Hayvanları Koruma Kanunu’nda yapılan değişiklikle kabul edilen ve kamuoyunda “Katliam Yasası” olarak bilinen yasa, Meclis’te onaylanıp yürürlüğe gireli yaklaşık altı ay oldu. Bu süre içinde hayvan hakları adına dehşet verici birçok sahneye tanıklık ettik. Bir değil, iki değil… Barınaklarda hayvanların iğnelerle öldürülerek torbalara doldurulduğu, çukurlara gömüldüğü, çöp konteynerine atıldığı, “gore” filmleri aratmayacak derece vahşet görüntülerle karşılaştık. Yasa’nın salık verdiği şiddetten güç alan sadece belediyeler de olmadı. İnsanlar sokaklara zehirli mamalar koyarak toplu hayvan katliamlarına imza attılar.
∗∗∗
Gel zaman git zaman, yasa ile uyumlu olarak hazırlanan yönetmelik de karşımıza çıktı. Geçtiğimiz günlerde 7527 sayılı Hayvanları Koruma Kanunu’na ilişkin uygulama yönetmeliği Resmi Gazete’de yayımlandı. Kanun gibi yönetmeliği de hayvanların yaşam alanları olan sokaklarda yaşatılması veya geçici kalmaları gereken barınaklarda korunması yerine onların sistematik biçimde barınaklara hapsedilerek ölüme terk edilmesinin taşlarını döşüyor.

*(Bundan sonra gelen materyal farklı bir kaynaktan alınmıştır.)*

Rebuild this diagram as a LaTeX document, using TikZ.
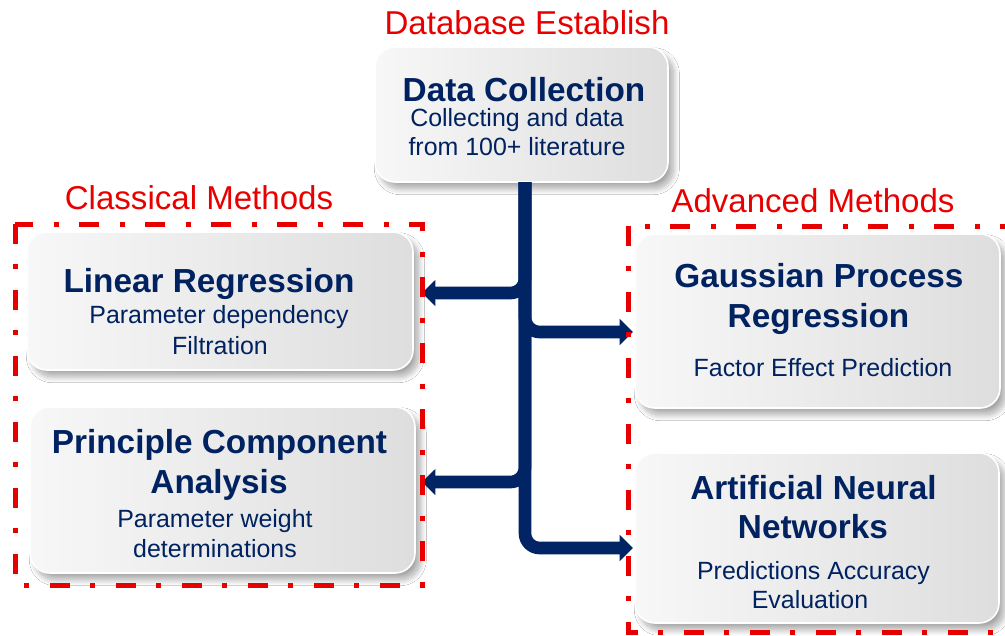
\documentclass[tikz,border=0pt]{standalone}
\usepackage{fontspec}
\setmainfont{Liberation Sans}
\usetikzlibrary{arrows.meta,shadows.blur,fit}
\definecolor{navy}{RGB}{0,34,96}
\definecolor{arrowblue}{RGB}{0,36,100}
\definecolor{myred}{RGB}{232,0,0}
\begin{document}
\begin{tikzpicture}[x=0.75pt,y=-0.75pt,
  box/.style={draw=white, line width=1.2pt, rounded corners=15pt, inner sep=0pt,
    left color=white!97!black, right color=white!87!black,
    blur shadow={shadow xshift=4pt, shadow yshift=-5pt, shadow blur steps=16,
      shadow blur radius=4.5pt, shadow opacity=35}},
  frame/.style={draw=myred, line width=3.75pt,
    dash pattern=on 15pt off 15pt on 4pt off 15.5pt},
  title/.style={text=navy, font=\fontsize{25}{30}\selectfont\bfseries, anchor=base, inner sep=0pt},
  sub/.style={text=navy, font=\fontsize{18.7}{22}\selectfont, anchor=base, inner sep=0pt},
  heading/.style={text=myred, font=\fontsize{24.8}{30}\selectfont, anchor=base, inner sep=0pt},
  conn/.style={draw=arrowblue, line width=9.5pt, rounded corners=11pt,
    -{Triangle[length=10pt,width=19pt]}}]
\useasboundingbox (0,0) rectangle (1005,635);
\fill[white] (0,0) rectangle (1005,635);

% boxes
\node[box, fit={(375,47) (668,182)}] (dc) {};
\node[box, fit={(27,232) (413,370)}] (lr) {};
\node[box, fit={(30,407) (415,573)}] (pca) {};
\node[box, fit={(635,234) (1000,408)}] (gpr) {};
\node[box, fit={(635,453) (999,623)}] (ann) {};

% headings
\node[heading] (hdb) at (527,35) {Database Establish};
\node[heading] (hcl) at (199,209) {Classical Methods};
\node[heading] (hadv) at (813,212) {Advanced Methods};

% Data Collection text
\node[title] (dct) at (524,101) {Data Collection};
\node[sub] (dcs1) at (517,126) {Collecting and data};
\node[sub] (dcs2) at (517,155) {from 100+ literature};

% Linear Regression text
\node[title] (lrt) at (209,292) {Linear Regression};
\node[sub] (lrs1) at (219,323) {Parameter dependency};
\node[sub] (lrs2) at (220,354) {Filtration};

% PCA text
\node[title] (pcat1) at (219.5,453) {Principle Component};
\node[title] (pcat2) at (219,493) {Analysis};
\node[sub] (pcas1) at (215,527) {Parameter weight};
\node[sub] (pcas2) at (215,557) {determinations};

% GPR text
\node[title] (gprt1) at (819,287) {Gaussian Process};
\node[title] (gprt2) at (818.5,327) {Regression};
\node[sub] (gprs) at (823,376) {Factor Effect Prediction};

% ANN text
\node[title] (annt1) at (813.5,499) {Artificial Neural};
\node[title] (annt2) at (813,538) {Networks};
\node[sub] (anns1) at (813.5,579) {Predictions Accuracy};
\node[sub] (anns2) at (810,608) {Evaluation};

% connectors
\coordinate (j) at (525,182);
\coordinate (lrin) at (422,293);
\coordinate (gprin) at (633,332);
\coordinate (pcain) at (422,482);
\coordinate (annin) at (633,548);
\draw[conn] (j) |- (annin);
\draw[conn] (j) |- (lrin);
\draw[conn] (j) |- (gprin);
\draw[conn] (j) |- (pcain);

% dashed frames
\draw[frame] (15,224) rectangle (422,585);
\begin{scope}
  \clip (0,0) rectangle (1005,635);
  \draw[frame] (628,226) rectangle (1012,632);
\end{scope}
\end{tikzpicture}
\end{document}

Dahası, yönetmeliğe göre hayvan sahiplerinin “634 sayılı Kat Mülkiyeti Kanunu hükümleri doğrultusunda hayvan sahiplenmeleri öngörüldü” ve böylece apartman yönetiminden izin alamayan, dairesinde evcil hayvan besleyemeyecek. Tek başına bu madde dahi hayvanları yaşatmanın güçleştirilmesi anlamına geliyor.
∗∗∗
Bu sebeple de toplumun geniş kesimlerinden tepkilerle karşılandı. İstanbul Barosu Hayvan Hakları Merkezi, yaptığı açıklamada bu düzenlemenin uluslararası sözleşmelere ve hukuka aykırı olduğunu vurgularken, asıl amacın “hayvanları korumak değil veya toplum güvenliğini sağlamak değil, hayvanlara ve hayvanseverlere yönelik nefreti güçlendirmek” olduğunu belirtti. Baro, yönetmeliğin iptali için hukuki süreç başlatacaklarını ve bu düzenlemeye karşı mücadeleye devam edeceklerini duyurdu.
Eş zamanlı olarak Mamak Belediyesi Sokak Hayvanları Rehabilitasyon Merkezi’nde ortaya çıkan görüntüler; kapalı bölmelerde hayvan cesetlerinin bulunması, açlıktan birbirine saldıran köpekler yönetmeliğin hayata geçirmeyi hedeflediği felaketin bir örneğini açıkça ortaya koyarken hayvan hakları savunucuları, yönetmeliğin iptali için sokakları bir kez daha yaşam hakkı mücadelesinin sesiyle doldurdu.
Zaten hayvanların yaşam hakkını savunanlar, aylardır meydanlardan, sokaklardan, barınaklardan çekilmedi. Türkiye’nin dört bir yanında mitingler düzenlendi, protestolar yapıldı. Toplumsal muhalefetin Yasa’nın ilk çıktığı günlerdeki kadar görünür ve bir arada olmamasına aldanmayın, herkes mahallelerde, barınaklarda, her nerede yaşam mücadelesi veren hayvan varsa yanı başında mücadeleye, örgütlenmeye devam ediyor. Hayvan hakları savunucularının artan tehditlere ve şiddete rağmen yaşatma mücadelesinden vazgeçmeyeceği çok açık.